The significantly low primary recovery from unconventional oil and gas reservoirs has led to an increased interest in shale enhanced oil recovery (EOR). Although researchers have evaluated different EOR methods, only the cyclic gas enhanced oil recovery (CGEOR) has been successfully demonstrated in the field. Considering the expected diffusion particularly during the soaking period of CGEOR in these tight rocks, this work seeks to understand the role of diffusion at typical reservoir conditions. An understanding and accurate model of diffusion could lead to a more optimal design of CGEOR in shale oil reservoirs.
The objective of this work is to present a rigorous model of diffusion in fractured shale oil and gas reservoirs. To this end, we extended the embedded discrete fracture model (EDFM) and projection-based embedded discrete fracture model (pEDFM) to account for the diffusion of multicomponent hydrocarbons from the matrix into each natural fracture in the simulation domain. Considering the high pressures and sharp pressures in hydraulically fractured tight rocks, we used the generalized Maxwell-Stefan diffusion model and compute the matrix of diffusion coefficients as a function of pressure and composition. In the effort to use a thermodynamically consistent diffusion coefficient matrix that accounts for diffusive flux under chemical potential gradient, we derive an activity-corrected Maxwell-Stefan (MS) diffusion coefficient matrix. The result of this derivation indicates that the inverse drag matrix could be used as the activity-corrected MS diffusion matrix in the generalized MS diffusion model, which is driven by the gradient of the natural logarithm of component fugacity.
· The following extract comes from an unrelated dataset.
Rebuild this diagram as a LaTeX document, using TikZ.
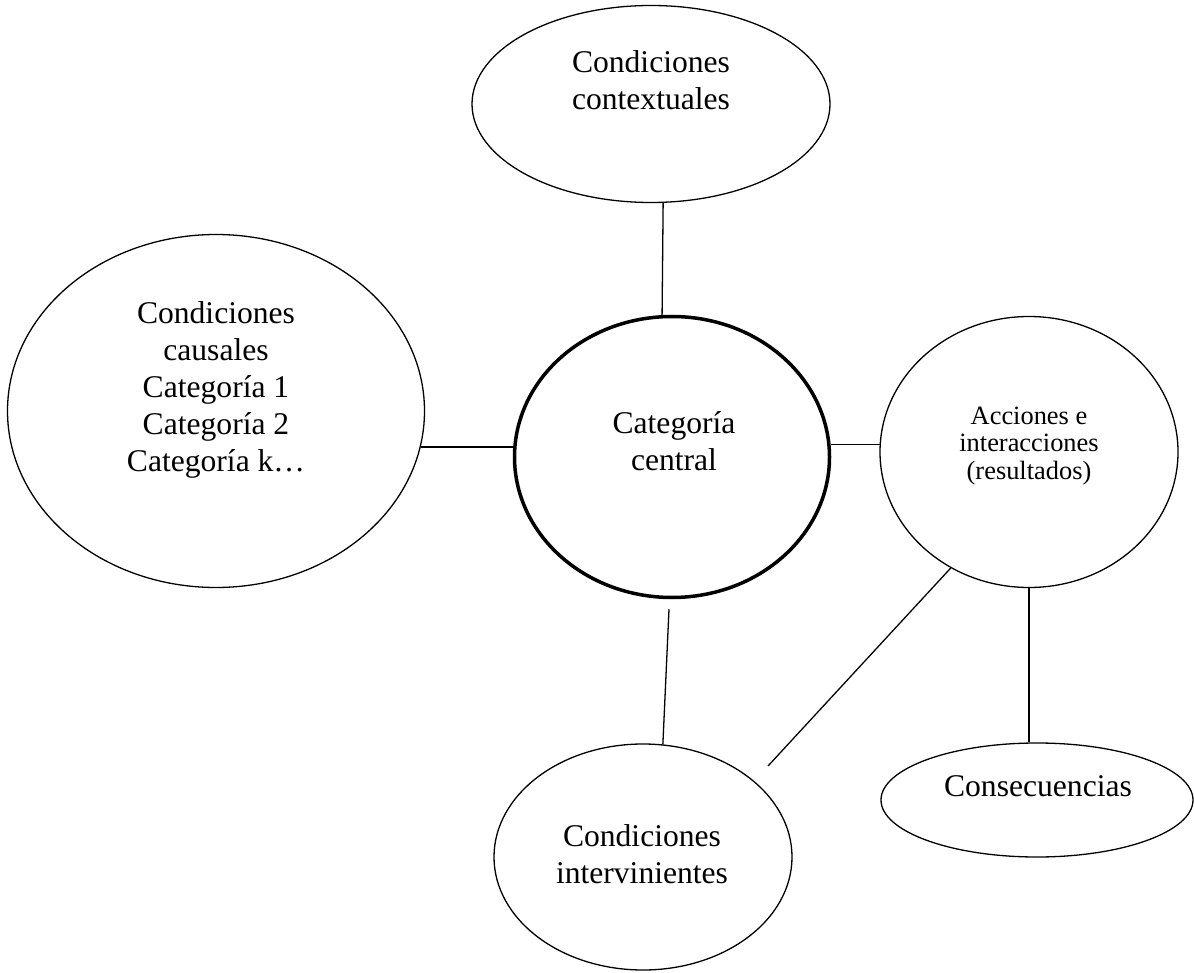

Our simulation results indicate that the relative contribution of diffusive transport to recovery is more significant at high natural fracture intensities and low matrix permeabilities. We show that a high-resolution mesh is important to obtain reliable diffusion results because numerical diffusion could mask the effect of physical diffusion in coarse simulation grids. The effects of the composition- and pressure-dependence of diffusion are considerable because of the sharp pressure drops and attending compositional changes in tight rocks. So, it is important to use a robust diffusion model that accounts for these changes. The study of the contribution of the matrix-fracture diffusive transfer introduced into EDFM/pEDFM shows that this could be significant in reservoirs with natural fractures of considerable size.